Call For Papers

The Passive and Active Measurement (PAM) conference brings together researchers and operators to discuss novel and emerging work in the area of network measurement and analysis. PAM is inclusive of all areas of network measurement, but focuses on systems-based research and real-world data. Indeed, measurement technology is needed at all layers of the network stack, ranging from power profiling of hardware components to virtualization in data centers to application profiling and even user experience. Work with operational impact or relevance to the broader network research community is especially welcome, as are early and promising measurement techniques and replications of existing studies. Original contributions that advance the state-of-the-art in the following areas are invited:

Although PAM traditionally attracts early stage contributions, works that are a reappraisal or independent validation of previous results, or which enhance the reproducibility of network measurement research, for instance by publishing new datasets on an existing topic, are explicitly included in PAM’s scope.

PAM 2023 will be held virtually.

Important Dates

Paper submission November 1st AoE (November 2nd 11:59:59AM UTC)
Notification December 21st, 2022
Camera-ready due February 1st, 2023
Conference March 21-23, 2023

Submission Guidelines

Authors should only submit original work that has not been published before and is not under submission to any other venue.

PAM welcomes both short and long submissions. This includes early-stage contributions of work that is less mature but shows exciting promise, articulates a high-level vision, and describes challenging future directions for the community or validate, verify important results, or present new ideas that challenge existing assumptions. Submissions should describe original research, with succinctness appropriate to the topics and themes they discuss.

We will consider paper submissions that extend previously published short, or preliminary papers (including PAM short papers), following the model of the ACM SIGCOMM policy.

Replication Track

Works that are a reappraisal or independent validation of previous results, or which enhance the reproducibility of network measurement research, for instance by publishing new datasets on an existing topic, are explicitly included in PAM’s scope. To this end, this year will feature a replication track explicitly devoted to work which replicates existing findings. Submissions to this track should offer comparisons and analysis to the systems, settings, and data used in the work they replicate. Submissions must be explicitly opted into the replication track via HotCRP.

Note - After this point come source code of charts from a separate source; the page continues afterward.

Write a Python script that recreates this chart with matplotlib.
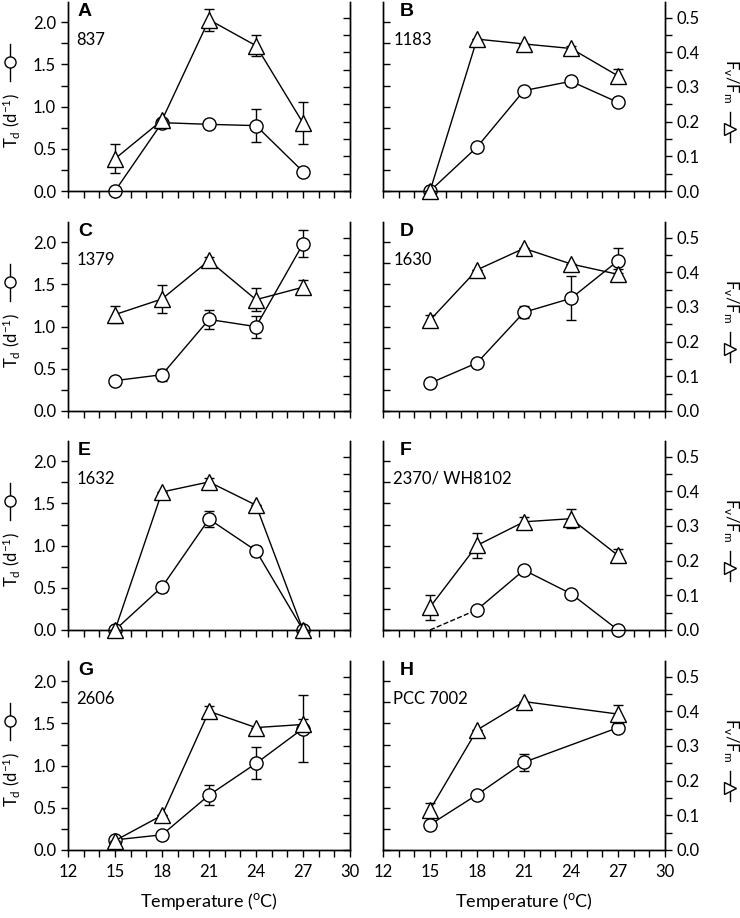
import numpy as np
import matplotlib
matplotlib.use("Agg")
from matplotlib import pyplot as plt
from matplotlib.ticker import MultipleLocator, FormatStrFormatter

plt.rcParams['font.family'] = ['Lato', 'DejaVu Sans']
plt.rcParams['mathtext.fontset'] = 'custom'
plt.rcParams['mathtext.rm'] = 'Lato'
plt.rcParams['mathtext.default'] = 'regular'

temps = [15, 18, 21, 24, 27]
nan = np.nan

letters = ['A', 'B', 'C', 'D', 'E', 'F', 'G', 'H']
strains = ['837', '1183', '1379', '1630', '1632', '2370/ WH8102', '2606', 'PCC 7002']

# growth rate (circles, left scale)
td_A = [0.0, 0.81, 0.79, 0.775, 0.23]
td_B = [0.0, 0.52, 1.19, 1.30, 1.05]
td_C = [0.36, 0.43, 1.085, 1.0, 1.98]
td_D = [0.33, 0.57, 1.17, 1.335, 1.78]
td_E = [0.0, 0.51, 1.315, 0.94, 0.0]
td_F = [nan, 0.24, 0.71, 0.43, 0.0]
td_G = [0.12, 0.18, 0.65, 1.026, 1.44]
td_H = [0.30, 0.655, 1.04, nan, 1.45]

td_err_A = [0, 0, 0, 0.2, 0]
td_err_B = [0, 0, 0, 0.05, 0]
td_err_C = [0, 0.07, 0.11, 0.13, 0.16]
td_err_D = [0, 0, 0.07, 0.26, 0.15]
td_err_E = [0, 0.06, 0.09, 0.06, 0]
td_err_F = [0, 0, 0.05, 0, 0]
td_err_G = [0, 0, 0.12, 0.19, 0.40]
td_err_H = [0, 0, 0.1, 0, 0]

# dashed extrapolation in panel F
dash_F_t = [15, 18]
dash_F_td = [0.0, 0.24]

# Fv/Fm (triangles, right scale)
fv_A = [0.093, 0.204, 0.494, 0.419, 0.196]
fv_B = [0.0, 0.438, 0.424, 0.411, 0.332]
fv_C = [0.278, 0.323, 0.434, 0.321, 0.357]
fv_D = [0.262, 0.407, 0.469, 0.424, 0.394]
fv_E = [0.0, 0.398, 0.427, 0.36, 0.0]
fv_F = [0.066, 0.244, 0.312, 0.321, 0.215]
fv_G = [0.027, 0.10, 0.40, 0.353, 0.362]
fv_H = [0.116, 0.346, 0.428, nan, 0.392]

fv_err_A = [0.042, 0, 0.032, 0.031, 0.06]
fv_err_B = [0, 0, 0, 0.008, 0.02]
fv_err_C = [0.025, 0.04, 0.01, 0.033, 0.02]
fv_err_D = [0.015, 0, 0, 0, 0.015]
fv_err_E = [0, 0, 0.01, 0, 0]
fv_err_F = [0.036, 0.036, 0.015, 0.028, 0.018]
fv_err_G = [0, 0, 0.015, 0, 0.015]
fv_err_H = [0.02, 0, 0, 0, 0.025]

td_all = [td_A, td_B, td_C, td_D, td_E, td_F, td_G, td_H]
td_err_all = [td_err_A, td_err_B, td_err_C, td_err_D, td_err_E, td_err_F, td_err_G, td_err_H]
fv_all = [fv_A, fv_B, fv_C, fv_D, fv_E, fv_F, fv_G, fv_H]
fv_err_all = [fv_err_A, fv_err_B, fv_err_C, fv_err_D, fv_err_E, fv_err_F, fv_err_G, fv_err_H]

W, H = 740, 918
fig = plt.figure(figsize=(W / 100, H / 100), dpi=100)

col_x = [68, 383]
ax_w = 282
row_top = [2, 222, 441, 661]
ax_h = 189

TD_MAX = 2.24
FV_MAX = 0.545
lw = 1.0


def series(ax, vals, errs, marker, ms):
    t = np.array(temps, dtype=float)
    v = np.array(vals, dtype=float)
    e = np.array(errs, dtype=float)
    m = ~np.isnan(v)
    ax.errorbar(t[m], v[m], yerr=e[m], fmt='-', color='black', lw=lw,
                marker=marker, ms=ms, mfc='white', mec='black', mew=lw,
                elinewidth=lw, capsize=3.5, capthick=lw, clip_on=False, zorder=3)


for i in range(8):
    r, c = divmod(i, 2)
    x0 = col_x[c]
    y0 = row_top[r] + ax_h
    ax = fig.add_axes([x0 / W, 1 - y0 / H, ax_w / W, ax_h / H])
    ax2 = ax.twinx()

    for a in (ax, ax2):
        a.spines['top'].set_visible(False)
        for s in a.spines.values():
            s.set_linewidth(1.0)

    ax.set_xlim(12, 30)
    ax.set_ylim(0, TD_MAX)
    ax2.set_ylim(0, FV_MAX)
    ax.xaxis.set_major_locator(MultipleLocator(3))
    ax.xaxis.set_minor_locator(MultipleLocator(1))
    ax.tick_params(axis='x', which='both', direction='out', length=5, width=1.0, labelsize=12, pad=5)
    if r < 3:
        ax.tick_params(axis='x', labelbottom=False)

    ax.yaxis.set_major_locator(MultipleLocator(0.5))
    ax.yaxis.set_minor_locator(MultipleLocator(0.25))
    ax2.yaxis.set_major_locator(MultipleLocator(0.1))
    ax2.yaxis.set_minor_locator(MultipleLocator(0.05))
    if c == 0:
        ax.tick_params(axis='y', which='both', direction='out', length=5, width=1.0, labelsize=12)
        ax2.tick_params(axis='y', which='both', direction='in', length=5, width=1.0, labelright=False)
    else:
        ax.tick_params(axis='y', which='both', direction='in', length=5, width=1.0, labelleft=False)
        ax2.tick_params(axis='y', which='both', direction='out', length=5, width=1.0, labelsize=12)
    ax.yaxis.set_major_formatter(FormatStrFormatter('%.1f'))
    ax2.yaxis.set_major_formatter(FormatStrFormatter('%.1f'))

    series(ax, td_all[i], td_err_all[i], 'o', 9.5)
    series(ax2, fv_all[i], fv_err_all[i], '^', 11)
    if letters[i] == 'F':
        ax.plot(dash_F_t, dash_F_td, '--', color='black', lw=lw, zorder=2)

    lx = 0.035 if c == 0 else 0.06
    ax2.text(lx, 0.995, letters[i], transform=ax.transAxes, fontsize=14,
             fontweight='bold', family='Liberation Sans', va='top', ha='left')
    sx = 0.03 if c == 0 else 0.036
    ax2.text(sx, 0.80, strains[i], transform=ax.transAxes, fontsize=12,
             va='center', ha='left')

    if c == 0:
        ax.text(-0.2, 0.37, 'T$_d$ (d$^{-1}$)', transform=ax.transAxes,
                rotation=90, ha='center', va='center', fontsize=12)
        ax.plot([-0.205, -0.205], [0.58, 0.78], color='black', lw=lw,
                transform=ax.transAxes, clip_on=False)
        ax.plot([-0.205], [0.68], 'o', ms=8, mfc='white', mec='black', mew=lw,
                transform=ax.transAxes, clip_on=False)
    else:
        ax2.text(1.235, 0.58, 'F$_v$/F$_m$', transform=ax.transAxes,
                 rotation=270, ha='center', va='center', fontsize=12)
        ax2.plot([1.23, 1.23], [0.26, 0.42], color='black', lw=lw,
                 transform=ax.transAxes, clip_on=False)
        ax2.plot([1.23], [0.33], '>', ms=9, mfc='white', mec='black', mew=lw,
                 transform=ax.transAxes, clip_on=False)

    if r == 3:
        ax.set_xlabel('Temperature ($^{o}$C)', fontsize=13, labelpad=8)

fig.savefig('out.png', dpi=100)
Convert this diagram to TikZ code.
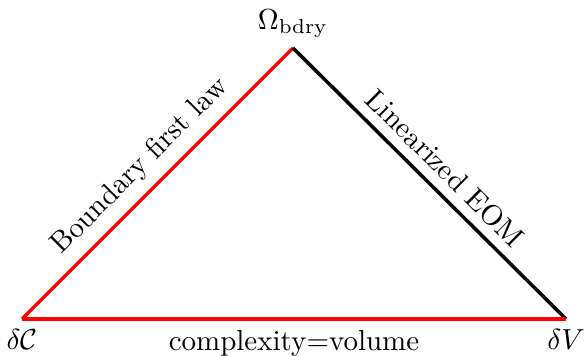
\documentclass[tikz,border=0pt]{standalone}
\begin{document}
\begin{tikzpicture}[x=0.345pt,y=-0.345pt,
  edge/.style={line width=1.2pt},
  lbl/.style={inner sep=3.33pt,text=black}]
\useasboundingbox (0,0) rectangle (584,356);
\coordinate (C) at (22,319);
\coordinate (O) at (293,48);
\coordinate (V) at (566,319);
\node[lbl,anchor=south] (Olab) at (O) {$\Omega_{\mathrm{bdry}}$};
\node[lbl,anchor=north] (Clab) at (C) {$\delta\mathcal{C}$};
\node[lbl,anchor=north] (Vlab) at (V) {$\delta V$};
\draw[edge,red] (C) -- node[lbl,midway,above,sloped] (bfl) {Boundary first law} (O);
\draw[edge,black] (O) -- node[lbl,midway,above,sloped] (eom) {Linearized EOM} (V);
\draw[edge,red] (C) -- node[lbl,midway,below] (cv) {complexity=volume} (V);
\end{tikzpicture}
\end{document}
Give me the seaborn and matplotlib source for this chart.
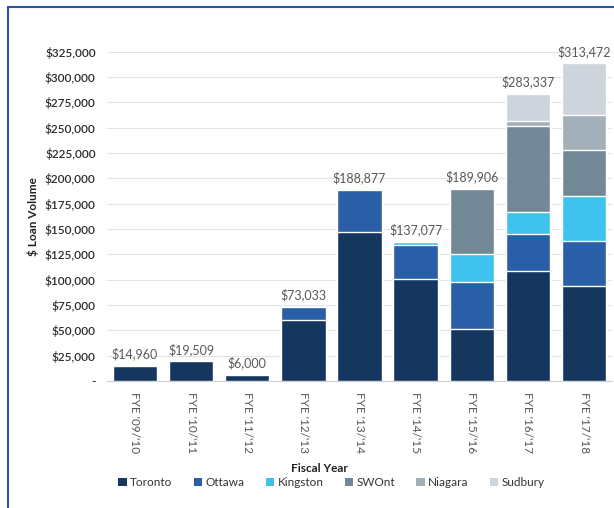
import numpy as np
import pandas as pd
import matplotlib
matplotlib.use("Agg")
import matplotlib.pyplot as plt
import seaborn as sns
from matplotlib.patches import Patch
from matplotlib.ticker import FuncFormatter, MultipleLocator

years = ["FYE '09/'10", "FYE '10/'11", "FYE '11/'12", "FYE '12/'13", "FYE '13/'14",
         "FYE '14/'15", "FYE '15/'16", "FYE '16/'17", "FYE '17/'18"]
regions = ["Toronto", "Ottawa", "Kingston", "SWOnt", "Niagara", "Sudbury"]

toronto = [14960, 19509, 6000, 60000, 147000, 101000, 51000, 109000, 94000]
ottawa = [0, 0, 0, 13033, 41877, 33000, 46500, 36500, 44000]
kingston = [0, 0, 0, 0, 0, 3077, 27500, 21000, 45000]
swont = [0, 0, 0, 0, 0, 0, 64906, 85500, 45000]
niagara = [0, 0, 0, 0, 0, 0, 0, 4500, 34500]
sudbury = [0, 0, 0, 0, 0, 0, 0, 26837, 50972]

colors = ["#15365e", "#2a5ea6", "#3fc3ee", "#738897", "#a3b0b9", "#cdd4db"]

df = pd.DataFrame({"Year": years, "Toronto": toronto, "Ottawa": ottawa,
                   "Kingston": kingston, "SWOnt": swont, "Niagara": niagara,
                   "Sudbury": sudbury})
cum = df[regions].cumsum(axis=1)
cum["Year"] = df["Year"]
totals = df[regions].sum(axis=1)

sns.set_style("white")
plt.rcParams["font.family"] = ["Lato", "DejaVu Sans"]

fig = plt.figure(figsize=(6.14, 5.08), dpi=100)
ax = fig.add_axes([0.174, 0.25, 0.823, 0.648])

# stacked bars: draw cumulative totals from the top layer down
for reg, col in zip(reversed(regions), reversed(colors)):
    sns.barplot(data=cum, x="Year", y=reg, order=years, color=col,
                width=0.79, saturation=1, ax=ax, errorbar=None, zorder=3)

for i, t in enumerate(totals):
    ax.annotate(f"${t:,.0f}", (i, t), xytext=(0, 4), textcoords="offset points",
                ha="center", va="bottom", fontsize=9, color="#595959",
                annotation_clip=False)

ax.set_ylim(0, 325000)
ax.yaxis.set_major_locator(MultipleLocator(25000))
ax.yaxis.set_major_formatter(FuncFormatter(lambda v, p: "-" if v == 0 else f"${v:,.0f}"))
ax.grid(axis="y", color="#e3e3e3", linewidth=0.8, zorder=0)
for s in ["top", "right", "left"]:
    ax.spines[s].set_visible(False)
ax.spines["bottom"].set_color("#d0d0d0")

ax.tick_params(axis="y", labelsize=8.5, labelcolor="#2b2b2b", length=0, pad=8)
ax.tick_params(axis="x", labelsize=8.5, labelcolor="#555555", length=0, pad=8)
plt.setp(ax.get_xticklabels(), rotation=270)
plt.setp(ax.get_yticklabels(), fontweight="semibold")

ax.set_ylabel("$ Loan Volume", fontsize=8.5, fontweight="bold", color="#222222", labelpad=4)
ax.set_xlabel("Fiscal Year", fontsize=8.5, fontweight="bold", color="#222222", labelpad=6)
ax.xaxis.set_label_coords(0.42, -0.25)

handles = [Patch(facecolor=c, edgecolor="none", label=r) for r, c in zip(regions, colors)]
fig.legend(handles=handles, loc="center", bbox_to_anchor=(0.54, 0.05), ncol=6,
           frameon=False, fontsize=8.5, handlelength=0.7, handleheight=0.7,
           handletextpad=0.3, columnspacing=1.8, labelcolor="#333333")

# blue frame around the chart area
fig.add_artist(plt.Line2D([0.013, 0.013], [0.0, 0.986], transform=fig.transFigure,
                          color="#2f52a3", linewidth=1.5))
fig.add_artist(plt.Line2D([0.013, 1.0], [0.986, 0.986], transform=fig.transFigure,
                          color="#2f52a3", linewidth=1.5))

fig.savefig("out.png", dpi=100)
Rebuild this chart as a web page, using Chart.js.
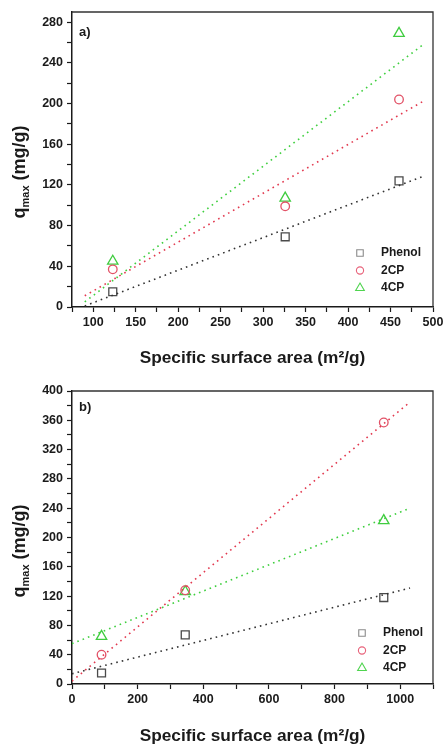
<!DOCTYPE html>
<html>
<head>
<meta charset="utf-8">
<script src="https://cdn.jsdelivr.net/npm/chart.js@4.4.1/dist/chart.umd.min.js"></script>
<style>
  html, body { margin: 0; padding: 0; background: #fff; }
  #wrap { position: relative; width: 448px; height: 746px; overflow: hidden; }
  canvas { position: absolute; left: 0; }
</style>
</head>
<body>
<div id="wrap">
  <canvas id="chartA" width="448" height="373" style="top:0"></canvas>
  <canvas id="chartB" width="448" height="373" style="top:373px"></canvas>
</div>
<script>
// panel a) - q_max vs specific surface area
const surfA = [123, 326, 460];
const phenolA = [15, 69, 124];
const cp2A = [37, 99, 204];
const cp4A = [45, 107, 269];
// fitted lines (ends)
const fitXA = [90, 490];
const fitPhenolA = [1, 129];
const fit2cpA = [11, 203];
const fit4cpA = [5, 259];

// panel b)
const surfB = [90, 345, 950];
const phenolB = [15, 67, 118];
const cp2B = [40, 128, 357];
const cp4B = [65, 126, 223];
const fitXB = [0, 1030];
const fitPhenolB = [14, 131];
const fit2cpB = [4, 385];
const fit4cpB = [55, 240];

const seriesNames = ['Phenol', '2CP', '4CP'];
const FONT = '"Liberation Sans", Arial, sans-serif';
const INK = '#1a1a1a';

const lineCol = ['#333333', '#e2394f', '#3fcf3f'];
const markCol = ['#4a4a4a', '#e25267', '#3fcc3f'];
const legendCol = ['#8a8a8a', '#e8627a', '#4fd44f'];
const shapes = ['rect', 'circle', 'triangle'];
const radii = [5.6, 4.3, 6];

function pts(xs, ys) { return xs.map((x, i) => ({ x: x, y: ys[i] })); }

function buildDatasets(xs, ysList, fitX, fitList) {
  const ds = [];
  fitList.forEach((f, i) => {
    ds.push({
      label: seriesNames[i] + ' fit',
      data: pts(fitX, f),
      showLine: true,
      borderColor: lineCol[i],
      borderWidth: 1.6,
      borderDash: [1.6, 4.1],
      pointRadius: 0,
      fill: false
    });
  });
  ysList.forEach((ys, i) => {
    ds.push({
      label: seriesNames[i],
      data: pts(xs, ys),
      showLine: false,
      pointStyle: shapes[i],
      pointRadius: radii[i],
      pointBorderColor: markCol[i],
      pointBackgroundColor: 'rgba(0,0,0,0)',
      pointBorderWidth: 1.3
    });
  });
  return ds;
}

// frame, axis titles, panel letter and legend
const decor = {
  id: 'decor',
  afterDraw(chart, args, opts) {
    const ctx = chart.ctx;
    const a = chart.chartArea;
    ctx.save();
    ctx.strokeStyle = '#333';
    ctx.lineWidth = 1.3;
    ctx.beginPath();
    ctx.moveTo(a.left, a.top);
    ctx.lineTo(a.right, a.top);
    ctx.lineTo(a.right, a.bottom);
    ctx.stroke();

    ctx.fillStyle = INK;
    // panel letter
    ctx.font = 'bold 13px ' + FONT;
    ctx.textBaseline = 'middle';
    ctx.textAlign = 'left';
    ctx.fillText(opts.letter, a.left + 7, a.top + opts.letterDy);

    // x title
    ctx.font = 'bold 17.3px ' + FONT;
    ctx.textAlign = 'center';
    ctx.fillText('Specific surface area (m\u00b2/g)', (a.left + a.right) / 2, opts.xTitleY);

    // y title: q with subscript max
    const big = 'bold 18px ' + FONT, small = 'bold 11px ' + FONT;
    ctx.font = big; const wq = ctx.measureText('q').width;
    const wu = ctx.measureText(' (mg/g)').width;
    ctx.font = small; const wm = ctx.measureText('max').width;
    const total = wq + wm + wu;
    ctx.translate(opts.yTitleX, opts.yTitleC);
    ctx.rotate(-Math.PI / 2);
    ctx.textAlign = 'left';
    ctx.textBaseline = 'alphabetic';
    let x0 = -total / 2;
    ctx.font = big; ctx.fillText('q', x0, 6);
    ctx.font = small; ctx.fillText('max', x0 + wq, 10);
    ctx.font = big; ctx.fillText(' (mg/g)', x0 + wq + wm, 6);
    ctx.restore();

    // legend
    ctx.save();
    ctx.font = 'bold 12px ' + FONT;
    ctx.textBaseline = 'middle';
    ctx.textAlign = 'left';
    seriesNames.forEach((n, i) => {
      const y = opts.legY + i * 17.5;
      ctx.fillStyle = 'rgba(0,0,0,0)';
      ctx.strokeStyle = legendCol[i];
      ctx.lineWidth = 1.1;
      Chart.helpers.drawPoint(ctx, {
        pointStyle: shapes[i], radius: [4.6, 3.6, 5][i], borderWidth: 1.1, rotation: 0
      }, opts.legX, y);
      ctx.fillStyle = INK;
      ctx.fillText(n, opts.legX + 21, y);
    });
    ctx.restore();
  }
};

function makeChart(id, datasets, xCfg, yCfg, xHeight, padTop, decorOpts) {
  return new Chart(document.getElementById(id), {
    type: 'scatter',
    data: { datasets: datasets },
    options: {
      responsive: false,
      animation: false,
      layout: { padding: { top: padTop, right: 15, left: 0, bottom: 0 } },
      plugins: { legend: { display: false }, tooltip: { enabled: false }, decor: decorOpts },
      scales: {
        x: {
          type: 'linear',
          min: xCfg.min, max: xCfg.max,
          afterFit: s => { s.height = xHeight; },
          border: { color: INK, width: 1.5 },
          grid: { drawOnChartArea: false, drawTicks: true, tickLength: 5, tickColor: INK, tickWidth: 1.2 },
          ticks: {
            stepSize: xCfg.step, padding: 3, color: INK, maxRotation: 0, autoSkip: false,
            includeBounds: false,
            font: { family: FONT, size: 12.5, weight: 'bold' },
            callback: v => (v % xCfg.label === 0 ? v : '')
          }
        },
        y: {
          min: yCfg.min, max: yCfg.max,
          afterFit: s => { s.width = 72; },
          border: { color: INK, width: 1.5 },
          grid: { drawOnChartArea: false, drawTicks: true, tickLength: 5, tickColor: INK, tickWidth: 1.2 },
          ticks: {
            stepSize: yCfg.step, padding: 4, color: INK, autoSkip: false,
            includeBounds: false,
            font: { family: FONT, size: 12.5, weight: 'bold' },
            callback: v => (v % yCfg.label === 0 ? v : '')
          }
        }
      }
    },
    plugins: [decor]
  });
}

makeChart('chartA',
  buildDatasets(surfA, [phenolA, cp2A, cp4A], fitXA, [fitPhenolA, fit2cpA, fit4cpA]),
  { min: 75, max: 500, step: 25, label: 50 },
  { min: 0, max: 290, step: 20, label: 40 },
  66, 12,
  { letter: 'a)', letterDy: 20, xTitleY: 358, yTitleX: 19, yTitleC: 172, legX: 360, legY: 253 });

makeChart('chartB',
  buildDatasets(surfB, [phenolB, cp2B, cp4B], fitXB, [fitPhenolB, fit2cpB, fit4cpB]),
  { min: 0, max: 1100, step: 100, label: 200 },
  { min: 0, max: 400, step: 20, label: 40 },
  62, 18,
  { letter: 'b)', letterDy: 16, xTitleY: 363, yTitleX: 19, yTitleC: 178, legX: 362, legY: 260 });
</script>
</body>
</html>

As described in similar replication tracks (e.g. USENIX SOUPS), replication papers:

Submission Requirements

All submissions must satisfy the following requirements:

Ethical Considerations

Submissions are required to include a statement (in the main paper, not in the Appendix) describing any ethical concerns raised by the paper. If no concerns are raised, this should be stated explicitly. PAM follows the standard set by the Internet Measurement Conference (from which we base this section). Papers describing experiments with users or sensitive user data (e.g., network traffic, passwords, social network information) must follow basic precepts of ethical research and subscribe to community norms. These include: respect for privacy, secure storage of sensitive data, voluntary and informed consent if users are placed at risk, avoiding deceptive practices when not essential, beneficence (maximizing the benefits to an individual or to society while minimizing harm to the individual), and risk mitigation. Authors may want to consult the Menlo Report (https://catalog.caida.org/paper/2012_menlo_report_actual_formatted) for further information on ethical principles and the Allman/Paxson IMC 2007 paper (https://conferences.sigcomm.org/imc/2007/papers/imc80.pdf) for guidance on ethical data sharing. Note that submitting research for approval by each author’s institutional ethics review body is necessary, but not sufficient – in cases where the PC has concerns about the ethics of the work in a submission, the PC will consider the ethical soundness and justification of any paper, just as it does its technical soundness. Authors unsure about ethical issues are welcome to contact the program committee co-chairs.

Awards

There will be two awards for papers of exceptional merit. The Best Paper Award will recognize the paper that is deemed by the committee to have the highest merit of all the submissions. The Best Community Artifact Award will be given to the best paper that makes relevant datasets, source code, or platforms available to the public by the time the camera-ready is submitted. These artifacts must be sufficiently documented such that any researcher can use them to repeat the results or procedures described in the paper, and they must be placed in a sufficiently long-lived archival repository (e.g.,Github, Bitbucket, or CRAWDAD).